Like it or not, aggregators play a significant role. According to a study by the Pew Research Center, Google News is responsible for as much as 30 percent of the traffic that goes to the top 25 news sites. As such, it’s a force that can’t be ignored, and the Microsoft researchers wanted to assess how aggregators actually affect local news sites.

Local news outlets have struggled, particularly online, an environment that’s increasingly oriented toward a global audience. For every local news experiment, such as Steven Berlin Johnson’s blog service Outside.in or AOL’s Patch network, there seems to be another closed newspaper, such as the Honolulu Advertiser, or signs of trouble such as those that inspired the Christian Science Monitor to move to a mostly online format. Those local news experiments online haven’t done very well to date. Johnson sold Outside.in to AOL for less than $10 million. Local news sites covered by Technology Review in the past, including YourStreet and Platial, have folded or suffered long-term financial difficulties.

While many have theorized that the Internet ought to help local sites by making it easier to get their voices heard, in practice, sites have struggled to find a place—and business model—for themselves. But the Microsoft results suggest there is a hunger for local news online, according to senior researcher Markus Mobius, who was involved with the project.

The researchers studied data going back to 2009, when Google gave French users the ability to enter geographic information to refine the results of searches done on Google News. The Microsoft researchers got their data from Microsoft’s Bing toolbar, which asks users for permission to track data about online activity. The researchers used this information to study two groups—those who added location information and those who didn’t. Besides this difference, the subjects lived in the same regions and had similar news habits before the change.

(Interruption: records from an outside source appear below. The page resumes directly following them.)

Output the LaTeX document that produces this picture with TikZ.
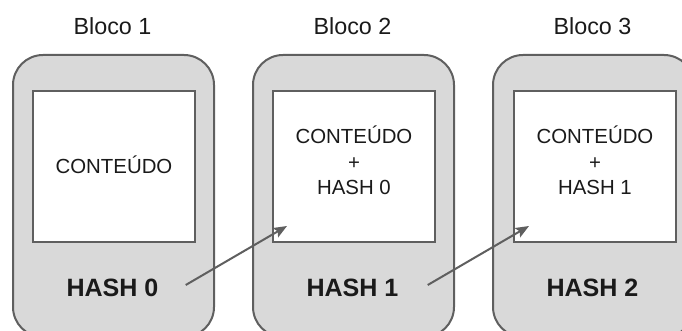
\documentclass[tikz,border=0pt]{standalone}
\usepackage{fontspec}
\setmainfont{Liberation Sans}
\usetikzlibrary{arrows.meta,calc}
\definecolor{blockfill}{HTML}{D9D9D9}
\definecolor{edgegray}{HTML}{5F5F5F}
\definecolor{inkdark}{HTML}{1A1A1A}
\tikzset{
  blockbox/.style={draw=edgegray, line width=1.5pt, fill=blockfill, rounded corners=22.5pt,
    minimum width=150.75pt, minimum height=211.5pt, anchor=north west, inner sep=0pt},
  contentbox/.style={draw=edgegray, line width=1.5pt, fill=white,
    minimum width=121.5pt, minimum height=113.25pt, anchor=north west, inner sep=0pt},
  contenttext/.style={align=center, text=inkdark, font=\fontsize{15.3}{19.2}\selectfont, inner sep=0pt},
  titletext/.style={text=inkdark, font=\fontsize{17.5}{21}\selectfont, inner sep=0pt},
  hashtext/.style={text=inkdark, font=\bfseries\fontsize{18.8}{22}\selectfont, inner sep=0pt},
  linkarrow/.style={draw=edgegray, line width=1.5pt,
    -{Stealth[length=10pt,width=8pt,inset=2pt]}}
}
\begin{document}
\begin{tikzpicture}[x=0.75pt,y=-0.75pt]
  \useasboundingbox (0,0) rectangle (682,331);
  \begin{scope}
    \clip (0,0) rectangle (682,331);
    % three blocks
    \node[blockbox] (b1) at (12,54) {};
    \node[blockbox] (b2) at (252,54) {};
    \node[blockbox] (b3) at (492,54) {};
    % content squares
    \node[contentbox] (c1) at (32,90) {};
    \node[contentbox] (c2) at (272,90) {};
    \node[contentbox] (c3) at (513,90) {};
  \end{scope}
  % titles
  \node[titletext] (t1) at (112.5,26) {Bloco 1};
  \node[titletext] (t2) at (352.5,26) {Bloco 2};
  \node[titletext] (t3) at (592.5,26) {Bloco 3};
  % content text
  \node[contenttext] (x1) at ($(c1.center)+(0,-2)$) {CONTEÚDO};
  \node[contenttext] (x2) at ($(c2.center)+(0,-6)$) {CONTEÚDO\\+\\HASH 0};
  \node[contenttext] (x3) at ($(c3.center)+(0,-6)$) {CONTEÚDO\\+\\HASH 1};
  % hash labels
  \node[hashtext] (h1) at (112.5,288) {HASH 0};
  \node[hashtext] (h2) at (352.5,288) {HASH 1};
  \node[hashtext] (h3) at (592.5,288) {HASH 2};
  % links from each hash to the next block's content
  \coordinate (s1) at ($(h1.east)+(27,-3)$);
  \coordinate (e1) at ($(c2.south west)+(15,-17)$);
  \coordinate (s2) at ($(h2.east)+(29,-3)$);
  \coordinate (e2) at ($(c3.south west)+(16,-17)$);
  \draw[linkarrow] (s1) -- (e1);
  \draw[linkarrow] (s2) -- (e2);
\end{tikzpicture}
\end{document}
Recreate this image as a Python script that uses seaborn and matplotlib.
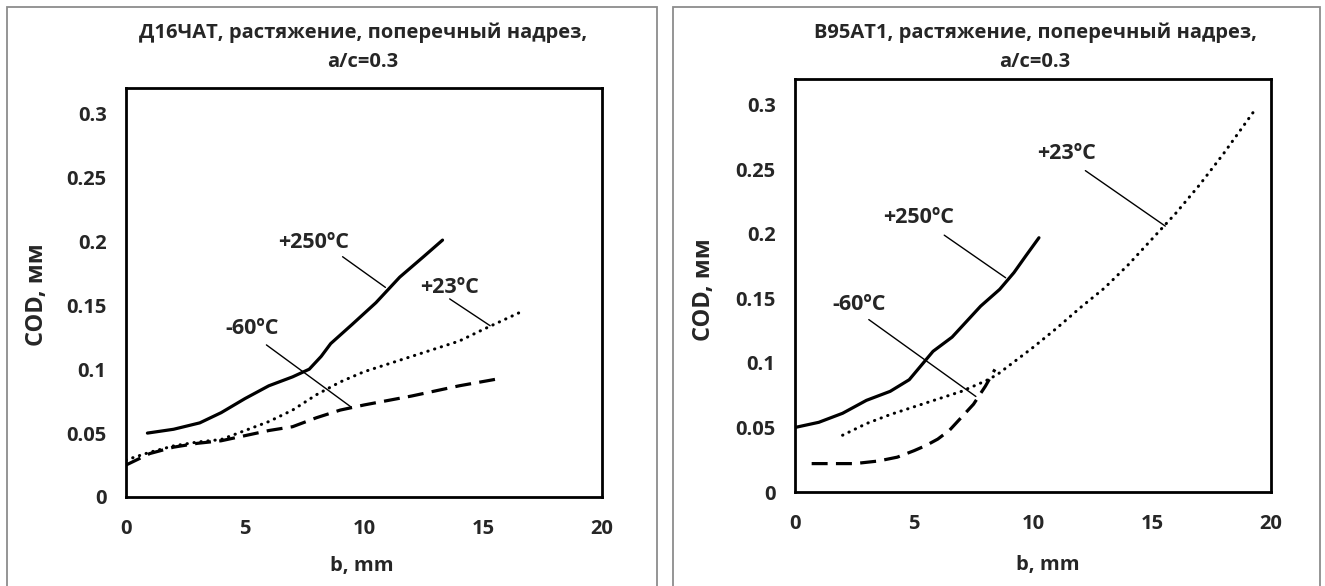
import matplotlib
matplotlib.use("Agg")
import matplotlib.pyplot as plt
from matplotlib.patches import Rectangle
import seaborn as sns

# ---- data: left panel (Д16ЧАТ)
d16_hot_x = [0.9, 2, 3.1, 4, 5, 6, 7, 7.7, 8.2, 8.6, 9.5, 10.5, 11.5, 12.5, 13.3]
d16_hot_y = [0.050, 0.053, 0.058, 0.066, 0.077, 0.087, 0.094, 0.100, 0.110, 0.120,
             0.135, 0.152, 0.172, 0.188, 0.201]
d16_room_x = [0, 1, 2, 3, 4, 5, 6, 7, 8, 9, 10, 11, 12, 13, 14, 15, 16.5]
d16_room_y = [0.029, 0.035, 0.040, 0.043, 0.045, 0.052, 0.059, 0.068, 0.080, 0.090,
              0.098, 0.104, 0.110, 0.116, 0.122, 0.131, 0.144]
d16_cold_x = [0, 1, 2, 3, 4, 5, 6, 7, 8, 9, 10, 12, 14, 15.8]
d16_cold_y = [0.025, 0.034, 0.039, 0.042, 0.044, 0.048, 0.052, 0.055, 0.062, 0.068,
              0.072, 0.079, 0.087, 0.093]

# ---- data: right panel (В95АТ1)
b95_hot_x = [0, 1, 2, 3, 4, 4.8, 5.3, 5.8, 6.6, 7.2, 7.8, 8.6, 9.2, 9.7, 10.25]
b95_hot_y = [0.050, 0.054, 0.061, 0.071, 0.078, 0.087, 0.098, 0.109, 0.120, 0.132,
             0.144, 0.157, 0.170, 0.183, 0.197]
b95_room_x = [2, 3, 4, 5, 6, 7, 8, 8.5, 9, 10, 11, 12, 13, 14, 15, 16, 17, 18, 19.4]
b95_room_y = [0.044, 0.053, 0.060, 0.066, 0.072, 0.078, 0.086, 0.091, 0.098, 0.112,
              0.127, 0.143, 0.158, 0.176, 0.196, 0.216, 0.238, 0.262, 0.298]
b95_cold_x = [0.7, 1.5, 2.5, 3.5, 4.3, 5, 5.5, 6, 6.5, 7, 7.5, 8, 8.4]
b95_cold_y = [0.022, 0.022, 0.022, 0.024, 0.027, 0.032, 0.036, 0.041, 0.048, 0.058,
              0.068, 0.082, 0.095]

labels = ["+250ºC", "+23ºC", "-60ºC"]
titles = ["Д16ЧАТ, растяжение, поперечный надрез,", "В95АТ1, растяжение, поперечный надрез,"]
subtitle = "a/c=0.3"
x_ticks = [0, 5, 10, 15, 20]
y_ticks = [0, 0.05, 0.1, 0.15, 0.2, 0.25, 0.3]
y_tick_labels = ["0", "0.05", "0.1", "0.15", "0.2", "0.25", "0.3"]

# label positions and leader lines (text xy, line start, line end)
d16_notes = [((7.9, 0.199), (9.1, 0.188), (10.9, 0.164)),
             ((13.6, 0.164), (13.6, 0.155), (15.3, 0.134)),
             ((5.3, 0.132), (5.9, 0.119), (9.45, 0.0705))]
b95_notes = [((5.2, 0.213), (6.27, 0.199), (8.85, 0.166)),
             ((11.4, 0.262), (12.2, 0.249), (15.56, 0.206)),
             ((2.7, 0.145), (3.1, 0.1336), (7.6, 0.074))]

sns.set_style("white")
plt.rcParams['font.family'] = ['Open Sans', 'DejaVu Sans']
plt.rcParams['font.weight'] = 'bold'

FS = 14.5

fig = plt.figure(figsize=(13.25, 5.86), dpi=100)

# panel frames
for x0, w in [(7 / 1325, 650 / 1325), (673 / 1325, 647 / 1325)]:
    fig.patches.append(Rectangle((x0, -0.01), w, 1 - 7 / 586 + 0.01, transform=fig.transFigure,
                                 fill=False, edgecolor='#8c8c8c', linewidth=1.3))

ax1 = fig.add_axes([126 / 1325, 1 - 497 / 586, 476 / 1325, 409 / 586])
ax2 = fig.add_axes([795 / 1325, 1 - 492 / 586, 476 / 1325, 413 / 586])

styles = [dict(linestyle='-', linewidth=2.3),
          dict(linestyle=(0, (0.1, 2.2)), linewidth=2.2, dash_capstyle='round'),
          dict(linestyle=(0, (5, 2.6)), linewidth=2.3)]

panels = [
    (ax1, [(d16_hot_x, d16_hot_y), (d16_room_x, d16_room_y), (d16_cold_x, d16_cold_y)], d16_notes, titles[0], 363, 33),
    (ax2, [(b95_hot_x, b95_hot_y), (b95_room_x, b95_room_y), (b95_cold_x, b95_cold_y)], b95_notes, titles[1], 1035, 33),
]

for ax, series, notes, title, tx, ty in panels:
    for (xs, ys), st in zip(series, styles):
        sns.lineplot(x=xs, y=ys, ax=ax, color='black', sort=False, **st)
    for lab, (txy, p0, p1) in zip(labels, notes):
        ax.text(txy[0], txy[1], lab, ha='center', va='center', fontsize=15.5, fontweight='bold')
        ax.annotate('', xy=p1, xytext=p0, arrowprops=dict(arrowstyle='-', lw=1.0, color='black',
                                                         shrinkA=0, shrinkB=0))
    ax.set_xlim(0, 20)
    ax.set_ylim(0, 0.32)
    ax.set_xticks(x_ticks)
    ax.set_xticklabels([str(t) for t in x_ticks])
    ax.set_yticks(y_ticks)
    ax.set_yticklabels(y_tick_labels)
    ax.tick_params(axis='both', direction='out', length=5, width=1.8, labelsize=FS, color='black')
    ax.tick_params(axis='x', pad=11)
    ax.tick_params(axis='y', pad=9)
    for lab in ax.get_xticklabels() + ax.get_yticklabels():
        lab.set_fontweight('bold')
    for sp in ax.spines.values():
        sp.set_visible(True)
        sp.set_color('black')
        sp.set_linewidth(2.0)
    ax.set_xlabel('')
    ax.set_ylabel('')
    fig.text(tx / 1325, 1 - ty / 586, title, ha='center', va='center', fontsize=FS, fontweight='bold')
    fig.text(tx / 1325, 1 - (ty + 29) / 586, subtitle, ha='center', va='center', fontsize=FS, fontweight='bold')

fig.text(37 / 1325, 1 - 295 / 586, 'COD, мм', rotation=90, ha='center', va='center', fontsize=17, fontweight='bold')
fig.text(704 / 1325, 1 - 290 / 586, 'COD, мм', rotation=90, ha='center', va='center', fontsize=17, fontweight='bold')
fig.text(362 / 1325, 1 - 566 / 586, 'b, mm', ha='center', va='center', fontsize=FS, fontweight='bold')
fig.text(1048 / 1325, 1 - 565 / 586, 'b, mm', ha='center', va='center', fontsize=FS, fontweight='bold')

fig.savefig('out.png', dpi=100)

For the group that added local results, the researchers found a huge initial spike in local news consumption, both in terms of page views and in time spent on local sites. Perhaps more interesting, once the spike stabilized, there was a lasting effect, Mobius notes. Eight weeks after the change, the researchers found there was a 16 percent increase in the number of unique local outlets that users visited. Their overall news consumption also went up, so the new interest in local news came as an addition to previous habits.

While that all sounds encouraging for the news industry, the researchers noted a significant downside—users visited the home pages of local sites less than before, meaning that local sites lost their role as curators of news. News sites carefully structure their pages to highlight stories they believe are important, but the Microsoft researchers found that aggregators degraded the value of this arrangement.

The researchers say they’re continuing the study, and are interested in looking at how news aggregators affect other types of news consumption. For example, they want to look at whether exposure to left- or right-leaning media through an aggregator can influence a person to read a broader variety of news. They also plan to study how social media habits affect news consumption.

But the researchers’ results—even the ones that sound encouraging—serve to highlight long-standing problems that news outlets are facing, says Scott Karp, cofounder and CEO of Publish2, a content distribution platform that aims to help news organizations make better use of the coverage they produce. “The home page, for national, niche, and local news alike, has been on a long slide into irrelevance,” Karp says. This is particularly a problem because the home page is often where sites concentrate their efforts to monetize. “Even worse,” he adds, “local news sites have a glut of poorly monetized page views, which means more page views from aggregators have little business value.”

Karp hopes that local news outlets can convince people to follow them to formats that will serve both outlet and reader better. On tablets and in apps, he says, publishers might be able to regain their power to provide a consistent user experience (rather than being a pit stop as users bounce from one site to another through an aggregator). In the process, he believes, they may find a better return on investment than has so far been the norm online.